Principal payments due during the next five years and thereafter are as follows: 

2022$325,000 
2023— 
2024— 
202523,588 
2026227,519 
Thereafter800,000 
Total debt$1,376,107 

TERM CREDIT AGREEMENT
In August 2015, we entered into a credit agreement with CoBank, ACB, as administrative agent, and a syndicate of Farm Credit institutions and other commercial banks to provide $550 million of new credit facilities, including a nine-year $350 million term loan facility. In April 2020, the maturity date of the Term Credit Agreement was extended from August 5, 2024 to April 1, 2028. In connection therewith, we recorded deferred financing costs in the amount of $0.5 million, which are being amortized over the term of the Term Credit Agreement. The periodic interest rate on the term loan facility is subject to a pricing grid based on our leverage ratio, as defined in the credit agreement. As of December 31, 2021, the periodic interest rate on the term loan facility was LIBOR plus 1.600%. Monthly payments of interest only are due on this loan through maturity. Following the closing of the term loan, we entered into several interest rate swap transactions to fix the cost of the term loan facility over its nine-year term. The term credit agreement allows us to receive annual patronage payments, which are profit distributions made by a cooperative to its member-users based on the quantity or value of business done with the member-user. We estimate the effective interest rate on the term loan facility to be approximately 3.0% after consideration of the interest rate swaps and estimated patronage refunds. For additional information on our interest rate swaps see Note 11 — Derivative Financial Instruments and Hedging Activities.

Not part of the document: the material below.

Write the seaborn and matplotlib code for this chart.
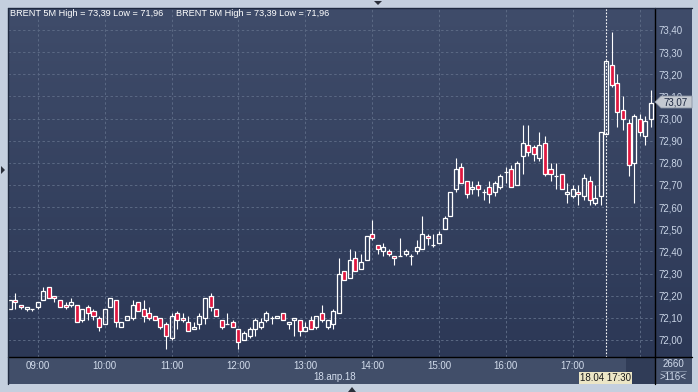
import numpy as np
import pandas as pd
import matplotlib
matplotlib.use("Agg")
import matplotlib.pyplot as plt
import seaborn as sns
from matplotlib.colors import LinearSegmentedColormap
from matplotlib.patches import Polygon, Rectangle
from matplotlib.lines import Line2D

# ---------------- data ----------------
start_time = "2018-04-18 08:35"
open_ = [72.14, 72.18, 72.16, 72.14, 72.14, 72.15, 72.18, 72.24, 72.20, 72.18,
         72.16, 72.16, 72.16, 72.09, 72.15, 72.13, 72.10, 72.07, 72.15, 72.18,
         72.06, 72.09, 72.10, 72.17, 72.14, 72.12, 72.11, 72.10, 72.07, 72.01,
         72.12, 72.10, 72.08, 72.05, 72.07, 72.10, 72.20, 72.14, 72.09, 72.07,
         72.08, 72.05, 72.00, 72.02, 72.05, 72.06, 72.09, 72.10, 72.10, 72.12,
         72.07, 72.09, 72.09, 72.04, 72.09, 72.06, 72.12, 72.06, 72.07, 72.12,
         72.31, 72.28, 72.37, 72.32, 72.36, 72.48, 72.43, 72.40, 72.40, 72.38,
         72.38, 72.39, 72.38, 72.40, 72.41, 72.47, 72.43, 72.44, 72.50, 72.56,
         72.68, 72.78, 72.72, 72.68, 72.70, 72.67, 72.69, 72.67, 72.69, 72.76,
         72.77, 72.70, 72.83, 72.88, 72.87, 72.82, 72.89, 72.77, 72.74, 72.75,
         72.66, 72.65, 72.67, 72.65, 72.72, 72.62, 72.65, 72.93, 73.24, 73.16,
         73.04, 72.98, 72.80, 73.00, 72.92, 73.00]
high = [72.18, 72.21, 72.16, 72.15, 72.14, 72.17, 72.24, 72.24, 72.20, 72.18,
        72.17, 72.19, 72.16, 72.14, 72.16, 72.14, 72.11, 72.14, 72.19, 72.18,
        72.08, 72.11, 72.18, 72.17, 72.18, 72.15, 72.11, 72.10, 72.08, 72.12,
        72.13, 72.12, 72.11, 72.08, 72.12, 72.19, 72.21, 72.14, 72.09, 72.12,
        72.09, 72.05, 72.04, 72.06, 72.10, 72.10, 72.13, 72.11, 72.11, 72.12,
        72.08, 72.10, 72.09, 72.08, 72.11, 72.11, 72.16, 72.09, 72.14, 72.37,
        72.31, 72.41, 72.40, 72.39, 72.47, 72.54, 72.43, 72.44, 72.41, 72.38,
        72.46, 72.41, 72.39, 72.45, 72.56, 72.48, 72.48, 72.49, 72.56, 72.67,
        72.82, 72.80, 72.72, 72.72, 72.72, 72.68, 72.72, 72.72, 72.75, 72.78,
        72.79, 72.81, 72.97, 72.97, 72.88, 72.94, 72.92, 72.80, 72.80, 72.75,
        72.71, 72.70, 72.70, 72.75, 72.74, 72.70, 72.94, 73.26, 73.39, 73.20,
        73.10, 73.00, 73.02, 73.02, 73.01, 73.13]
low = [72.14, 72.14, 72.14, 72.13, 72.13, 72.14, 72.18, 72.19, 72.17, 72.15,
       72.14, 72.15, 72.08, 72.08, 72.09, 72.09, 72.04, 72.07, 72.15, 72.06,
       72.06, 72.09, 72.09, 72.13, 72.08, 72.09, 72.09, 72.05, 71.96, 72.00,
       72.05, 72.08, 72.04, 72.05, 72.05, 72.07, 72.13, 72.11, 72.05, 72.07,
       72.06, 71.96, 72.00, 72.01, 72.02, 72.05, 72.08, 72.07, 72.10, 72.09,
       72.05, 72.02, 72.02, 72.04, 72.05, 72.05, 72.08, 72.05, 72.05, 72.12,
       72.27, 72.28, 72.31, 72.32, 72.36, 72.45, 72.39, 72.38, 72.38, 72.34,
       72.38, 72.38, 72.34, 72.39, 72.41, 72.43, 72.42, 72.44, 72.50, 72.56,
       72.67, 72.71, 72.64, 72.66, 72.65, 72.63, 72.62, 72.65, 72.68, 72.71,
       72.69, 72.70, 72.75, 72.83, 72.81, 72.81, 72.74, 72.72, 72.68, 72.68,
       72.62, 72.64, 72.61, 72.63, 72.61, 72.61, 72.61, 72.93, 73.14, 72.96,
       72.95, 72.74, 72.62, 72.92, 72.88, 72.96]
close = [72.18, 72.17, 72.15, 72.15, 72.14, 72.17, 72.22, 72.19, 72.19, 72.15,
         72.15, 72.17, 72.08, 72.14, 72.12, 72.11, 72.06, 72.14, 72.19, 72.08,
         72.08, 72.11, 72.16, 72.13, 72.11, 72.10, 72.09, 72.06, 72.02, 72.11,
         72.09, 72.09, 72.04, 72.06, 72.11, 72.19, 72.15, 72.11, 72.06, 72.07,
         72.06, 71.99, 72.03, 72.05, 72.09, 72.08, 72.12, 72.10, 72.11, 72.09,
         72.08, 72.10, 72.04, 72.06, 72.05, 72.11, 72.09, 72.09, 72.13, 72.30,
         72.27, 72.36, 72.31, 72.35, 72.47, 72.46, 72.41, 72.42, 72.39, 72.37,
         72.38, 72.40, 72.38, 72.42, 72.48, 72.46, 72.43, 72.48, 72.55, 72.67,
         72.77, 72.71, 72.66, 72.69, 72.68, 72.67, 72.66, 72.71, 72.74, 72.76,
         72.69, 72.80, 72.89, 72.85, 72.84, 72.88, 72.75, 72.75, 72.74, 72.68,
         72.67, 72.68, 72.66, 72.73, 72.63, 72.64, 72.94, 73.26, 73.15, 73.03,
         73.00, 72.79, 73.01, 72.94, 72.99, 73.07]
price_ticks = [72.00, 72.10, 72.20, 72.30, 72.40, 72.50, 72.60, 72.70,
               72.80, 72.90, 73.00, 73.10, 73.20, 73.30, 73.40]
hour_labels = ["09:00", "10:00", "11:00", "12:00", "13:00", "14:00",
               "15:00", "16:00", "17:00", "18:00"]
date_label = "18.апр.18"
title_text = "BRENT 5M High = 73,39 Low = 71,96"
cursor_label = "18.04 17:30"
last_label = "73,07"
corner_top = "2660"
corner_bottom = ">116<"

# ---------------- style ----------------
sns.set_theme(style="dark")
plt.rcParams["font.family"] = ["Liberation Sans", "DejaVu Sans"]

W, H = 698, 392
fig = plt.figure(figsize=(W / 100, H / 100), dpi=100)
fig.patch.set_facecolor("#c4cfde")


def frac(x0, y0, x1, y1):
    """pixel box (top-left origin) -> figure fraction rect"""
    return [x0 / W, 1 - y1 / H, (x1 - x0) / W, (y1 - y0) / H]


# gradient background for plot + right scale
bg = fig.add_axes(frac(8, 8, 692, 357))
cmap = LinearSegmentedColormap.from_list("g", ["#3f4c6a", "#2c3856"])
bg.imshow(np.linspace(0, 1, 256).reshape(-1, 1), cmap=cmap, aspect="auto",
          extent=[0, 1, 0, 1])
bg.set_axis_off()

# bottom time panel
bp = fig.add_axes(frac(8, 357, 692, 384))
bp.set_facecolor("#414e69")
bp.set_xticks([]); bp.set_yticks([])
for s in bp.spines.values():
    s.set_visible(False)

# main axes
ax = fig.add_axes(frac(8, 8, 655, 357))
ax.patch.set_alpha(0)
for s in ax.spines.values():
    s.set_visible(False)

times = pd.date_range(start_time, periods=len(open_), freq="5min")
df = pd.DataFrame({"t": times, "o": open_, "h": high, "l": low, "c": close})
df["x"] = np.arange(len(df))
x = df["x"].to_numpy()
o = df["o"].to_numpy(); c = df["c"].to_numpy()
h = df["h"].to_numpy(); l = df["l"].to_numpy()
top = np.maximum(o, c); bot = np.minimum(o, c)
up = c >= o

ax.set_xlim(-0.34, 115.75)
ax.set_ylim(71.923, 73.499)

# grid
hour_pos = [int(i) for i in df.index[df["t"].dt.minute == 0]]
ax.set_xticks(hour_pos)
ax.set_xticklabels(hour_labels[:len(hour_pos)])
ax.set_yticks(price_ticks)
ax.set_yticklabels([f"{p:.2f}".replace(".", ",") for p in price_ticks])
ax.grid(True, color="#5b6984", linestyle=(0, (2.5, 2.5)), linewidth=0.7)
ax.set_axisbelow(True)
ax.yaxis.tick_right()
ax.tick_params(axis="y", length=0, pad=2.5, labelsize=7, labelcolor="#c9d4e6")
ax.tick_params(axis="x", length=0, pad=3.0, labelsize=7, labelcolor="#d2dcec")
for lbl in ax.get_xticklabels():
    if lbl.get_text() == "18:00":
        lbl.set_color("#6f7c94")
for lbl in ax.get_yticklabels():
    if lbl.get_text() == "73,10":
        lbl.set_zorder(1)

# candles
ax.vlines(x, top, h, color="white", lw=0.8, zorder=3)
ax.vlines(x, l, bot, color="white", lw=0.8, zorder=3)
ax.bar(x[up], (top - bot)[up], bottom=bot[up], width=0.72,
       facecolor="none", edgecolor="white", linewidth=0.9, zorder=4)
ax.bar(x[~up], (top - bot)[~up], bottom=bot[~up], width=0.72,
       facecolor="#e0173f", edgecolor="white", linewidth=0.9, zorder=4)

# crosshair at 17:30
cross_x = int(df.index[df["t"] == pd.Timestamp("2018-04-18 17:30")][0])
ax.axvline(cross_x, color="white", linestyle=(0, (1.5, 1.5)), lw=0.8, zorder=2)

# separator lines
fig.add_artist(Line2D([655 / W, 655 / W], [1 - 8 / H, 1 - 384 / H], color="black", lw=1.0))
fig.add_artist(Line2D([8 / W, 692 / W], [1 - 357 / H, 1 - 357 / H], color="black", lw=1.0))
fig.add_artist(Line2D([8 / W, 692 / W], [1 - 8 / H, 1 - 8 / H], color="#1f2a40", lw=1.0))
fig.add_artist(Line2D([8 / W, 8 / W], [1 - 8 / H, 1 - 384 / H], color="#1f2a40", lw=1.0))

# dim area around 18:00 in time panel
fig.add_artist(Rectangle((626 / W, 1 - 384 / H), 29 / W, 26.5 / H,
                         transform=fig.transFigure, facecolor="#303c57",
                         edgecolor="none", zorder=0.5))

# titles
for tx in (10, 176):
    fig.text(tx / W, 1 - 13.5 / H, title_text, color="white", fontsize=6.6,
             ha="left", va="center")

# date label
fig.text(335 / W, 1 - 377 / H, date_label, color="#d2dcec", fontsize=7,
         ha="center", va="center")

# cursor time label
fig.add_artist(Rectangle((579 / W, 1 - 384 / H), 53 / W, 12 / H,
                         transform=fig.transFigure, facecolor="#ece6c6",
                         edgecolor="none", zorder=5))
fig.text(605.5 / W, 1 - 378 / H, cursor_label, color="#1a1a1a", fontsize=7,
         ha="center", va="center", zorder=6)

# last price label (arrow box)
pts = [(655, 102), (661, 96), (692, 96), (692, 108), (661, 108)]
fig.add_artist(Polygon([(px / W, 1 - py / H) for px, py in pts], closed=True,
                       transform=fig.transFigure, facecolor="#c4c9d1",
                       edgecolor="#8a93a3", lw=0.6, zorder=5))
fig.text(663 / W, 1 - 102.5 / H, last_label, color="#1c2740", fontsize=7,
         ha="left", va="center", zorder=6)

# corner counters
fig.text(673 / W, 1 - 364 / H, corner_top, color="#d2dcec", fontsize=7,
         ha="center", va="center")
fig.add_artist(Line2D([661 / W, 686 / W], [1 - 370.5 / H, 1 - 370.5 / H],
                      color="#8794aa", lw=0.6))
fig.text(673 / W, 1 - 377.5 / H, corner_bottom, color="#d2dcec", fontsize=7,
         ha="center", va="center")

# small frame triangles
tri_top = [(374, 1), (382, 1), (378, 5)]
tri_left = [(1, 166), (1, 174), (5, 170)]
tri_bot = [(348, 392), (356, 392), (352, 387)]
for tri in (tri_top, tri_left, tri_bot):
    fig.add_artist(Polygon([(px / W, 1 - py / H) for px, py in tri], closed=True,
                           transform=fig.transFigure, facecolor="#2a2f3a",
                           edgecolor="none"))

fig.savefig("out.png", dpi=100, facecolor=fig.get_facecolor())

3.75% SENIOR NOTES ISSUED MARCH 2012
In March 2012, Rayonier Inc. issued $325 million of 3.75% Senior Notes due 2022, guaranteed by certain subsidiaries. Semi-annual payments of interest only are due on these notes through maturity. See the subsequent events section of Note 1 - Summary of Significant Accounting Policies for information about the repayment of our Senior Notes due 2022.
2.75% SENIOR NOTES ISSUED MAY 2021
In May 2021, Rayonier, L.P. issued $450 million of 2.75% Senior Notes due 2031, guaranteed by certain subsidiaries. Semi-annual payments of interest only are due on these notes through maturity. The Senior Notes due 2031 were sold at an issue price of 99.195% of their face value, before underwriters discount. Our net proceeds after deducting approximately $3.9 million of underwriting discounts and expenses, were approximately $442.5 million. The discount and debt issuance costs will be amortized to interest expense over the term of the notes using the effective interest method. A portion of the proceeds were used to repay $250 million outstanding under our 2020 Incremental Term Loan Agreement.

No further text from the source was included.